The result of which – and one must point this out – has been a slow but subtle change in the demography of many cities in Assam. Bongaigaon – for instance – has seen a large influx of urban migrants because there is always a lot of development work that demands cheap labour in both Bongaigaon district and Chirang district. This very often brought in the cheap labour of Muslims from the char area (Dhubri and Goalpara) to both Bongaigaon and Chirang. Of course, as Dr. Gohain mentions, the post-1991 Liberalization of the economy also saw upward mobility of a lot of people and many of them were Muslim in Lower Assam. However, this has to be seen alongside the rise of “Territorial Councils” of Assam that the state negotiated and then the benefits of the economy opening up in India.

This also saw – and I saw this in Bongaigaon for a long time – a resentment towards the Muslim community. What Dr. Gohain calls “some resentment among a few of them [Muslims] against the insinuations, snide remarks and mistreatment at the hands of Assamese chauvinists at workplaces or elsewhere” is a gross understatement given the daily microaggressions against urban migrants in Lower Assam; an example would be this story of a score of Hindi-speaking people in Assam from 2012 and one only needs to take a cursory glance at the number of Bengali-speaking Muslims who have been also killed in similar fashion.

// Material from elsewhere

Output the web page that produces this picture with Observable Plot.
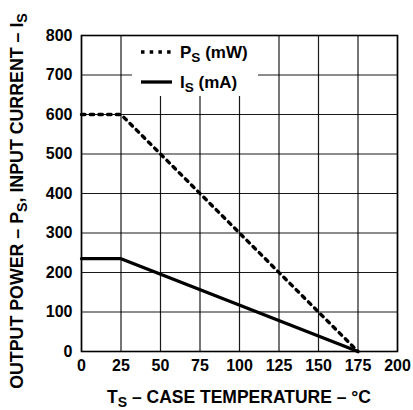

Therefore, what Dr. Gohain is calling a narrative of victimhood orchestrated by someone behind the scenes is – in effect – the result of the gradual “normalizing” of ethno-nationalism in Assam. The kind of which, one can only assume, has boiled over to the point that the disenfranchising of many from that community is not a problem at all.

Instead, what Dr. Gohain tells us, is that the “indigenous” Assamese, whose “national existence” survives on language, “believe, rightly too, that they have never had a real chance to put their house in order”. There is a dangerous conflation here that needs to be pointed out: the “indigenous” Assamese is a homogenization of a population whose language politics is simply too complex to be thought of as something that is contrary to Bengali. In fact, the lower one goes in Assam, the more the language bridges the gap between “Axomiya” and “Bengali”. On the other hand, I would really like to know who would put the house in order and how.

The last point in his article is a haunting one. In concluding his article, he writes of the “indigenous” Assamese, the sense of “goodwill” that Muslim and Assamese share and how “Miyah poetry” ignores Assamese at its own peril. In writing the difference between the two communities, Dr. Gohain himself is creating vague communities which are seemingly at odds. The “other” created in his own article portrays the Assamese Muslim as someone who must be tolerated, not accepted, as Assamese. On three occasions in this article, he very clearly uses the distinctions between Assamese (irrespective of how he defines the term) and the Assamese Muslims; as though the distinction itself does not hint at daily microaggression. The use of the word “goodwill” hints at the “peril” that he picks up later. Like, a host, he charges his Muslim guests of Bengali origin “goodwill” to accept the occasional snide remark and not dare use the language (s)he uses at home to create poetry. The peril – he says – is that of Hindutva. The fear, perhaps, is that Hindutva will do better what Assamese ethno-nationalism has not been able to do so well over the last decades. We live in troubled times indeed.